The whole graff experiment came into play as I was always intrigued by tags and the process. Tags were used once an artist had thrown up a piece of art somewhere, either on trains or on a wall or surface. I wanted to use the tag style to simplify the artwork, but at the same time tell a story in a mysterious way. I worked alongside a graff artist and it developed from there. When we first worked on this, it didn’t really have any major effect, but I just kept pushing with it.
Your brand emerged at a time when Black British youth culture was entering a new phase, and the way it was represented was beginning to shift. Did you feel like your garments were documenting that moment as it was unfolding?
100%! It was the time of a DIY attitude, so it was the early days of collaborations—musicians, artists, creatives, DJs, beatmakers; we all needed each other to build our foundations. We had eyes on us—we weren’t afraid to lean on each for support knowing that growth for one person would elevate another.
The culture of UKG was as flashy and high-end as it was raw and full of underground hype. How did you bring those two elements together in your work? Walé Adeyemi was a brand you had to have money to rock, but it still carried an authenticity that other brands like Moschino, Iceberg and Versace didn’t quite capture in the same way.
I think being a British designer and holding my own alongside those more reputable names gave the brand a credibility on the ground, in the clubs and on the streets that they couldn’t achieve. Somewhere between the curb and the boutique speaks volumes about how we positioned ourselves; the designs have always been versatile.
When you look back, do you think the industry underestimated what was happening in UK streetwear during that era?
It was a self-sustained industry at the time, with room for growth. I don’t think we quite understood. We were creating before everyone had the internet and social media, before influencers. My personal feeling was people who were going to those types of raves and parties, wearing the clothes, were there purely to have a good time, feel good and look good.
How important was authenticity to you when the brand started gaining attention outside of the core UKG scene?
To be honest, before the garage scene, I was immersed in many genres of Black music: soul music, R&B music… I had a stall in Camden market, and my space was opposite a drum & bass record spot, so people used to pick up tunes and then come across to get clothes to wear out that night.

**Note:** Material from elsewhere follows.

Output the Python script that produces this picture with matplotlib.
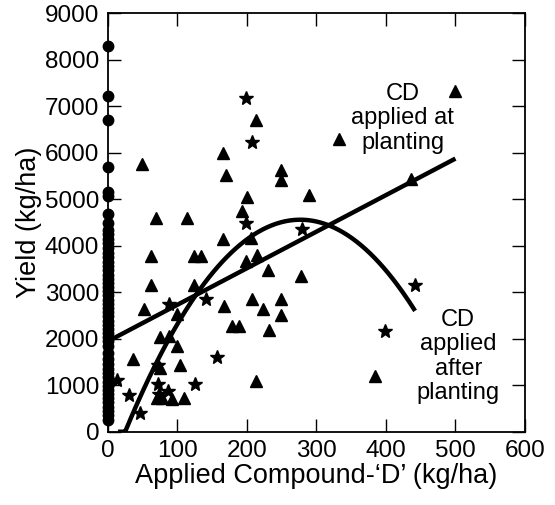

So I also dressed a few DJs and promoters early on.
A lot of brands from that time either disappeared or lost their identity—what do you think separates the ones that lasted from the ones that didn’t?
I think authenticity always comes through. It’s important not to try and jump on every trend—it’s not sustainable, especially now as things move so quickly, and people’s attention spans are dwindling. It’s natural to not be in the spotlight 24/7, but knowing that you’re genuinely true to yourself and what you believe in is as important.
What are your Top 3 favourite pieces from back in the day that you still think could do a madness out there right now?
I think our classic graffiti print denim jackets will forever hold weight; it’s mad when I see them still being worn out and about. It would be easy to say the graff beanies too, but for me, our 2003 Must Be The Music line of graphic printed tees and sweatshirts really speaks to who we are. And thirdly, let’s see what’s coming from the new collection!
Your namesake brand hasn’t been in the spotlight for what feels like 10 years or more, but you’ve recently relaunched it. What sparked the decision to go again in 2026?
It’s been 30 years since I first started this journey. It’s not that we ever fully stopped, but reaching that milestone felt like the right moment to pause, reflect on where we’ve been and look at what comes next. Revisiting the brand now just felt natural; tapping back into the archive, reconnecting with the foundations of what we built and thinking about how to push it forward in a new way. And, honestly, I’m excited for what’s to come.